Pa. Dems offer $9 billion borrowing plan for pensions relief

    Democrats in Pennsylvania’s Senate say borrowing $9 billion is the best way to address the state’s rising public pension debt.It’s a shift from a caucus that has previously supported a wait-and-see approach with the 2010 law that reset scheduled payments into the pension systems. Those payments are set to increase by hundreds of millions of dollars over the next several years, eating up precious funding for other government programs, only to decrease again in 20 to 30 years.

     

    Now the Senate Democrats say a $9 billion bond could refinance some of the pension debt. Sen. John Blake, D-Lackawanna, said a bond would bring long-term savings if proceeds go directly into the two public pension systems.

    “The interest rate is good. It’s a good time to take advantage of this,” Blake said.

    The caucus also is proposing to lower scheduled payments into the pension systems again, but by different rates than the governor has outlined.

    State Rep. Glen Grell, R-Cumberland, also has proposed floating a bond to pay down some of the state’s pension debt. But other Republicans and the Corbett administration have said it’s too risky to count on a rate of return. They were outlawed in Pennsylvania in 2010.

    “The value of them is to provide for additional funding through arbitrage – differential in rates between the cost of borrowing and investment,” said Sen. Pat Browne, R-Lehigh, who drafted parts of the 2010 law. “And across the country when they’ve been used, there’s been very mixed results.”

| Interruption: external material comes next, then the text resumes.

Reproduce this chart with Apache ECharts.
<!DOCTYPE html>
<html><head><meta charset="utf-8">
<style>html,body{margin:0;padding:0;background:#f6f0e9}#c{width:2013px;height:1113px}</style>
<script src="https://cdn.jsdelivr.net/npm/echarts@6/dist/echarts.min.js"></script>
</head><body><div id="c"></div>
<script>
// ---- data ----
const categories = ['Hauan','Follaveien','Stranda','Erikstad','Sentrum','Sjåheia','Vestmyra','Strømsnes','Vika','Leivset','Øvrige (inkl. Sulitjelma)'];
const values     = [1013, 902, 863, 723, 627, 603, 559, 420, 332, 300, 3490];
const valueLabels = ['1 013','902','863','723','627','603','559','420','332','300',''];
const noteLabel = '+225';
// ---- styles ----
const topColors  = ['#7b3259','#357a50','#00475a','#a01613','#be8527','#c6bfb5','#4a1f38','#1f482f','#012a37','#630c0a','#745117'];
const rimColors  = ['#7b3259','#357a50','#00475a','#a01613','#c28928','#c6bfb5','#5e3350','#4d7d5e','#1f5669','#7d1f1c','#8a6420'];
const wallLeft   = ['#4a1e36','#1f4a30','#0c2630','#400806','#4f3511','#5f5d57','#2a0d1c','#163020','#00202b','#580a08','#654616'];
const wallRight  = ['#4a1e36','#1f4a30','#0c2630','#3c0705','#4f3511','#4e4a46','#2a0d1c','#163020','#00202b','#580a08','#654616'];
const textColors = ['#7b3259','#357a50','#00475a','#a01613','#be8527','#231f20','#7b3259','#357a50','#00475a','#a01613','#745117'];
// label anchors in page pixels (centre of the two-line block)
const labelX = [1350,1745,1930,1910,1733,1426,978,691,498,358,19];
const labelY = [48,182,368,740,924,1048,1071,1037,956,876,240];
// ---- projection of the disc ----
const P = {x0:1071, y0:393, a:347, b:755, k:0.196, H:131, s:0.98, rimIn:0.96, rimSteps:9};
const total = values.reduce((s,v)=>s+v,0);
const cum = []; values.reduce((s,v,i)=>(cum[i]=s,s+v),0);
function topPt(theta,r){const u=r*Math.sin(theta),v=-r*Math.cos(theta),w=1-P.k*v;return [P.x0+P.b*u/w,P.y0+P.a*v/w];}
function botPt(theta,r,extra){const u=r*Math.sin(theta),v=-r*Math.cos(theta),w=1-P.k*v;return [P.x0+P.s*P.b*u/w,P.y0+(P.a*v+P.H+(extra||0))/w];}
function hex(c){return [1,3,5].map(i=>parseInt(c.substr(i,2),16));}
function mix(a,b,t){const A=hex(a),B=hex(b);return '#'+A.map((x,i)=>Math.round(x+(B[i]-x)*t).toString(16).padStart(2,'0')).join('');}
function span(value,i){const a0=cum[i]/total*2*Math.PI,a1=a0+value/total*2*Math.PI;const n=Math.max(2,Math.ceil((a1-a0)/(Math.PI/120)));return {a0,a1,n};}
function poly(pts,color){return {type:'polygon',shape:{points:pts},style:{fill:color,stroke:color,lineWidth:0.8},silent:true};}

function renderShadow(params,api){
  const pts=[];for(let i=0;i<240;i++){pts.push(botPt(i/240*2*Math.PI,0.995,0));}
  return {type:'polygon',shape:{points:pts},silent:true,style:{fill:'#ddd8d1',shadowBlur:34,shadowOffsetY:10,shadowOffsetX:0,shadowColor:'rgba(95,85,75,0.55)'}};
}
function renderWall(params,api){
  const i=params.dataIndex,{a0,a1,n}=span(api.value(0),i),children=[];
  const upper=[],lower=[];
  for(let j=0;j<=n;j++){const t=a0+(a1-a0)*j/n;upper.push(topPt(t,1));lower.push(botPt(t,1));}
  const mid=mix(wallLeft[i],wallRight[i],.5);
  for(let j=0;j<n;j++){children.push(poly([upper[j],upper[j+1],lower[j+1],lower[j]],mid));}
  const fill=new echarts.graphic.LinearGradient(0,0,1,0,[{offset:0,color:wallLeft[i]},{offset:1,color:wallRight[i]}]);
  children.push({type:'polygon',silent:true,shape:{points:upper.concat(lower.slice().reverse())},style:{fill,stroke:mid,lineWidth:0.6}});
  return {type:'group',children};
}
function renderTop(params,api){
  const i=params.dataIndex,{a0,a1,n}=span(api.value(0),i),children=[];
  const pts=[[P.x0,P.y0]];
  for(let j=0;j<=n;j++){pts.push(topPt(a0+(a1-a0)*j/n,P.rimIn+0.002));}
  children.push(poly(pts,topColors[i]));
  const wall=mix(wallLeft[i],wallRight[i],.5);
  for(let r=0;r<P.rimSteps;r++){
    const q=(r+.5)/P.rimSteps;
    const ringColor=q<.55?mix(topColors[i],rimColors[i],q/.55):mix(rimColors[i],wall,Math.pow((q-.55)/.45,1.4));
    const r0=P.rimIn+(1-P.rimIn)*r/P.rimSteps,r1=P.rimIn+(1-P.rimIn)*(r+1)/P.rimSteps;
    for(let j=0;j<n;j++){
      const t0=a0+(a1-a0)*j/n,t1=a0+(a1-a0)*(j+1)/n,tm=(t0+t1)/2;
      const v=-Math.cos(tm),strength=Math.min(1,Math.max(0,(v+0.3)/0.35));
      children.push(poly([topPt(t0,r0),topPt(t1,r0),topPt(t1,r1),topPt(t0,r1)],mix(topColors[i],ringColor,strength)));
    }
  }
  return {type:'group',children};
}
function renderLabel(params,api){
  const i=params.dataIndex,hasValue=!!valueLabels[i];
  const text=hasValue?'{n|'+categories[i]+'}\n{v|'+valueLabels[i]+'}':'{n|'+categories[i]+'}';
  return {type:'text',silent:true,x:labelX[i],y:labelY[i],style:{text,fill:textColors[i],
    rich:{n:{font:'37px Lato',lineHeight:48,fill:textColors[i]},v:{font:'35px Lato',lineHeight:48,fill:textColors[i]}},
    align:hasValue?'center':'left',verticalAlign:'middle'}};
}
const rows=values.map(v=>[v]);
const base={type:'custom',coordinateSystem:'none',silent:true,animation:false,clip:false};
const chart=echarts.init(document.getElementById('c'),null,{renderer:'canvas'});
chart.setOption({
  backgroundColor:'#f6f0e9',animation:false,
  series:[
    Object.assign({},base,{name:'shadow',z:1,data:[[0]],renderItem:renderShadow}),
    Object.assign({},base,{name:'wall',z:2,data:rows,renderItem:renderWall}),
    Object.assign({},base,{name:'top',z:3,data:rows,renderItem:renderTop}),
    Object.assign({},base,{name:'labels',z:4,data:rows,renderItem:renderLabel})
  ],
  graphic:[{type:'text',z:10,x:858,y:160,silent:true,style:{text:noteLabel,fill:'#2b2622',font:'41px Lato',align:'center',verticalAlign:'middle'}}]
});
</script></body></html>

    Blake noted the time in 2012 when the state floated a nearly $4 billion bond in 2012 to repay unemployment compensation benefits owed to the federal government. He referred to Grell’s proposal, and said lawmakers might be growing more amenable to borrowing.

    “I think the interest rate environment that’s changing out there creates a sense of urgency that this might be a prudent way to go, at least in part, to deal with our system,” Blake said.

    The governor’s office gave no hint of budging.

    “They would be doubling down in the hope that the stock market would be OK,” said Corbett spokesman Jay Pagni, “and putting taxpayers at more of a financial vulnerability than they already are for state pensions.”